# Start of Working data
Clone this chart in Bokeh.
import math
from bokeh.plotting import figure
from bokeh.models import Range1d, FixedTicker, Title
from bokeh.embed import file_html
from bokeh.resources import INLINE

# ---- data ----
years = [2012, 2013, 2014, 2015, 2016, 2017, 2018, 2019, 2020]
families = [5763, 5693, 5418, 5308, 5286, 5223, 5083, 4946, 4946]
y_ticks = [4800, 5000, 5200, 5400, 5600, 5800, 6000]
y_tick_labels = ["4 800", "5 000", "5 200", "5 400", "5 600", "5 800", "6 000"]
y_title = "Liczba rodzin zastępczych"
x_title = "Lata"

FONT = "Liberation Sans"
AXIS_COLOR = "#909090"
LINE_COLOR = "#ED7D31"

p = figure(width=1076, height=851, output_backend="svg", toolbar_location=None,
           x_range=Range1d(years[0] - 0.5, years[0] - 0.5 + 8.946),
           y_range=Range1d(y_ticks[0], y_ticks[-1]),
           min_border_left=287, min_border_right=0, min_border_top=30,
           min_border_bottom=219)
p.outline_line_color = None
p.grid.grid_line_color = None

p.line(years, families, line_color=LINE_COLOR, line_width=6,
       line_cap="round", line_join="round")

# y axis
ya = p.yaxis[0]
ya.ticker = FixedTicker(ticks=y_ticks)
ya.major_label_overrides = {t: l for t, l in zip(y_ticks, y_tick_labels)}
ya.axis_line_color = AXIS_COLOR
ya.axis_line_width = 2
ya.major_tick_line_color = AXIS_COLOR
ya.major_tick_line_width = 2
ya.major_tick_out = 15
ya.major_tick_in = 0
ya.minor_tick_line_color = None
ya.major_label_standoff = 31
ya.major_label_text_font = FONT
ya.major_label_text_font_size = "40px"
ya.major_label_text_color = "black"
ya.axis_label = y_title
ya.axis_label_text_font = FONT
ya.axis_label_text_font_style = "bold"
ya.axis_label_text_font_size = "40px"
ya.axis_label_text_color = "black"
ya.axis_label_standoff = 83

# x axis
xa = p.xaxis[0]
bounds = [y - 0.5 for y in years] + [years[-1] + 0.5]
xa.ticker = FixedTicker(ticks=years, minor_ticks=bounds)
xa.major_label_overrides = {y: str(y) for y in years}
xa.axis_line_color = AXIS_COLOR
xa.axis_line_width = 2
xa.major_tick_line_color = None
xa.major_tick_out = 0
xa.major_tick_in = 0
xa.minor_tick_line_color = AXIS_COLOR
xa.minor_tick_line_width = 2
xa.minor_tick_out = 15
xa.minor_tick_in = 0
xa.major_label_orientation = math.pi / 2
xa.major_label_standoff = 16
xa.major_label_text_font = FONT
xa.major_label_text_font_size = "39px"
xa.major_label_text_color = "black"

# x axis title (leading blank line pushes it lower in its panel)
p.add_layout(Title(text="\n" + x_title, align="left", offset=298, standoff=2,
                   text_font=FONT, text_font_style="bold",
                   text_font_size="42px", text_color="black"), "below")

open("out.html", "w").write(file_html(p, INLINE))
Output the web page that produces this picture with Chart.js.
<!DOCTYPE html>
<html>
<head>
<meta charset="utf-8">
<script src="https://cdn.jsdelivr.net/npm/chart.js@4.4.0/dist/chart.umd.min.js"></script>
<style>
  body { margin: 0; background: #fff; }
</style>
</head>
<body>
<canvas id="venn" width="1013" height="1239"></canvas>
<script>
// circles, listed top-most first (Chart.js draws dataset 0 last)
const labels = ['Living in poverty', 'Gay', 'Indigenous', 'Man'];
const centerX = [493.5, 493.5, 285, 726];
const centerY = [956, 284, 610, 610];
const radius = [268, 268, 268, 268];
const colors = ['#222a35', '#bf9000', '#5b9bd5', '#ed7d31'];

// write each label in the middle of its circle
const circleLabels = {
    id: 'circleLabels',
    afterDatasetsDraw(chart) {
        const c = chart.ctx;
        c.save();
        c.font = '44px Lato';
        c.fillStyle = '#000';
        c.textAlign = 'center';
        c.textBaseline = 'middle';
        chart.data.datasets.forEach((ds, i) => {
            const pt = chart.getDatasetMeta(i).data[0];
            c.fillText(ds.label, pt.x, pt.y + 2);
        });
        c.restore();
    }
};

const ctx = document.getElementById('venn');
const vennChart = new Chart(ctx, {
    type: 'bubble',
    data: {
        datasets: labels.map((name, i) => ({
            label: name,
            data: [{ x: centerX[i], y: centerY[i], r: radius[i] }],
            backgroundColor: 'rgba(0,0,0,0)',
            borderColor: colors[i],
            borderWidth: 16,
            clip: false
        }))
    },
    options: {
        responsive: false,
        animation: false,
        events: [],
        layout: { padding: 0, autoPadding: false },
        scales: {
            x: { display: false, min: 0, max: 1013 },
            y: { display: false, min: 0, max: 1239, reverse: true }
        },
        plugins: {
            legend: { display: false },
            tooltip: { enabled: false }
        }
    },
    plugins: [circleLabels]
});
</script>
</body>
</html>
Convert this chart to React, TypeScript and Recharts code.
# End of Working data
▶ What is required
Look through the entries and find each line that has the string "this". Copy those lines.

▶ Task response
Clone this chart in Bokeh.
Output the web page that produces this picture with Chart.js.
Convert this chart to React, TypeScript and Recharts code.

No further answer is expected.